Originally Posted by
Snoopy
The concept of analysing a company by looking at cashflow has a certain raw appeal. Profits are ultimately important. But a company can manipulate declared profits several ways:
1/ By classing a bad debt as collectible when it is not.
2/ By carrying goodwill on the books using optimistic future sales scenarios when those sales levels will be very difficult to achieve.
3/ By setting up bad debt provisions that allow the shifting of profits from one financial period to the next.

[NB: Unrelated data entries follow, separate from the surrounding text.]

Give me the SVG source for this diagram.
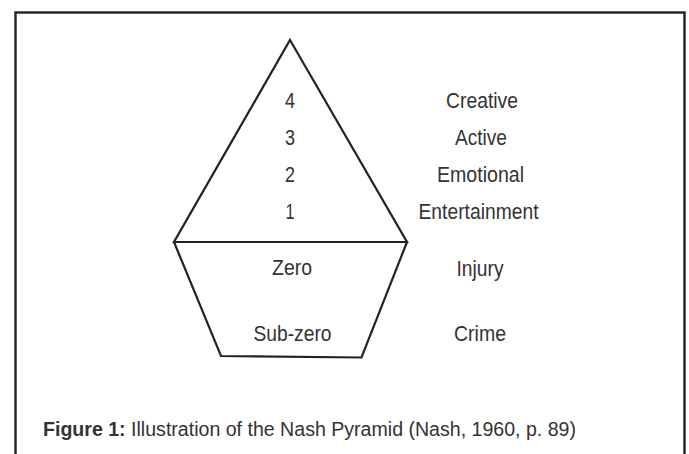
<svg xmlns="http://www.w3.org/2000/svg" width="689" height="454" viewBox="0 0 689 454">
  <style>
    .frame { fill: none; stroke: #222; stroke-width: 2.4; }
    .shape { fill: none; stroke: #222; stroke-width: 2.2; stroke-linejoin: miter; }
    .lbl { font-family: "Liberation Sans", Arial, sans-serif; font-size: 22.5px; fill: #333; text-anchor: middle; }
    .cap { font-family: "Liberation Sans", Arial, sans-serif; font-size: 20px; fill: #333; }
    .bold { font-weight: bold; }
  </style>
  <rect width="689" height="454" fill="#fff"/>
  <!-- outer frame, open at the bottom edge -->
  <rect class="frame" x="15.5" y="12.5" width="669" height="470"/>

  <g id="pyramid-top">
    <path class="shape" d="M290,40 L407,242 L174,242 Z"/>
    <text class="lbl" x="290" y="108" textLength="10" lengthAdjust="spacingAndGlyphs">4</text>
    <text class="lbl" x="290" y="145" textLength="10" lengthAdjust="spacingAndGlyphs">3</text>
    <text class="lbl" x="290" y="182" textLength="10" lengthAdjust="spacingAndGlyphs">2</text>
    <text class="lbl" x="290" y="219" textLength="9" lengthAdjust="spacingAndGlyphs">1</text>
  </g>

  <g id="pyramid-base">
    <path class="shape" d="M174,242 L221,356 L361.5,357.5 L407,242"/>
    <text class="lbl" x="292" y="275" textLength="40" lengthAdjust="spacingAndGlyphs">Zero</text>
    <text class="lbl" x="292.5" y="341" textLength="78" lengthAdjust="spacingAndGlyphs">Sub-zero</text>
  </g>

  <g id="levels">
    <text class="lbl" x="482" y="108" textLength="72" lengthAdjust="spacingAndGlyphs">Creative</text>
    <text class="lbl" x="481" y="145" textLength="52" lengthAdjust="spacingAndGlyphs">Active</text>
    <text class="lbl" x="480.5" y="182" textLength="87" lengthAdjust="spacingAndGlyphs">Emotional</text>
    <text class="lbl" x="478.5" y="219" textLength="120" lengthAdjust="spacingAndGlyphs">Entertainment</text>
    <text class="lbl" x="480" y="276" textLength="47" lengthAdjust="spacingAndGlyphs">Injury</text>
    <text class="lbl" x="480" y="341" textLength="52" lengthAdjust="spacingAndGlyphs">Crime</text>
  </g>

  <g id="caption">
    <text class="cap" x="43" y="436" textLength="533" lengthAdjust="spacingAndGlyphs"><tspan class="bold">Figure 1:</tspan> Illustration of the Nash Pyramid (Nash, 1960, p. 89)</text>
  </g>
</svg>
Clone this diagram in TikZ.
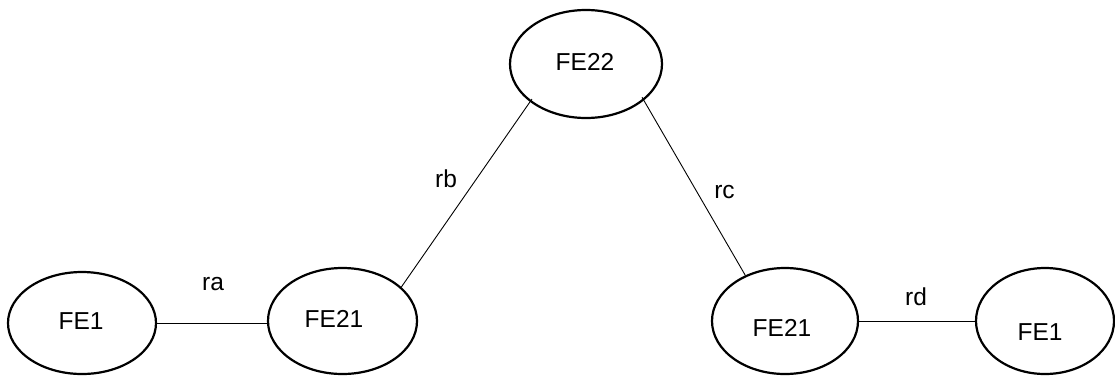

However, cashflow is 'day to day' important, because having a cash dividend deposited into your bank account is a gold standard kind of investment return that cannot be manipulated. Money in your bank account is tangible and spendable, contrasting with declared profits that amount to an indirect promise of a return of cash in the future.
I want to carry on with Winner's analogy and imagine you as a homeowner are running an in house business putting your tweenagers out to work selling lemonade at the end of the driveway, while simultaneously giving them free spending (pocket) money. Now tweenagers demand some pocket money, and generally use their accumulated (lack of) wisdom to make poor decisions and waste it, or use it on instant gratification. Nothing wrong with that, it is all part of the learning and budgeting experience. From a homeowners perspective, the pocket money paid out is analogous to a company paying dividends to shareholders. Once the pocket money is paid out, all control of what happens to it passes from the homeowner's hands.
To support the lemonade venture, our homeowner uses some leftover household cashflow, plus bumps up the mortgage to buy a brand new fridge. As well as being more efficient than the original fridge, it is much bigger to hold the vast litres of ice cool lemonade to satisfy the summer satiated pedestrians walking by the end of the driveway. Selling lemonade becomes a highly profitable home business for our homeowner. When discussing their finances, the homeowner could say:
1/ they borrowed money from the bank to pay the tweenagers pocket money (which doesn't sound too responsible) OR
2/ they could say money was borrowed from the bank to buy a new fridge to support the home business venture (which sounds much savvier).
But both of these explanations could be seen as correct though, depending on how an outside observer chooses to see the historic path, along which the homeowners cash was spent.
On the day cash is cash. Whether you give $500 out as pocket money, or put that $500 towards a new fridge, $500 cash will come out of the household bank account. However, no business person plans to invest $500, with a business plan to only recoup $500 from that investment. There has to be a profit at the end of the year. It is the new fridge that enables the selling of the lemonade and our little home business able to operate. After eight years, perhaps a new fridge will be required to allow the lemonade business to continue. Our hapless home owner may once again be forced to draw down the house mortgage to buy it. At this point the value of the original big fridge has been lost (cash value zero). But what hasn't been lost is the utility of using that old fridge over the preceding eight years. Yes the original big fridge capital has gone. But the cashflows from selling the lemonade over an eight year using that fridge were very real.
So what is the moral of this story? On the day, the negative cash effect of giving tweenagers pocket money OR spending that money on a new fridge is the same. But over time, the fridge delivered a positive cash return to our homeowner, while the pocket money simply disappeared (from our homeowners perspective). Thus although all cash starts out as being equal, over time it can end up not being equal. Or coming back out of the analogy, offsetting cash taken in over a one year period with cash spent on something that will produce a return over a multi year period is akin to subtracting apples from apples (from a snapshot perspective) but subtracting oranges from apples (from a multi year perspective).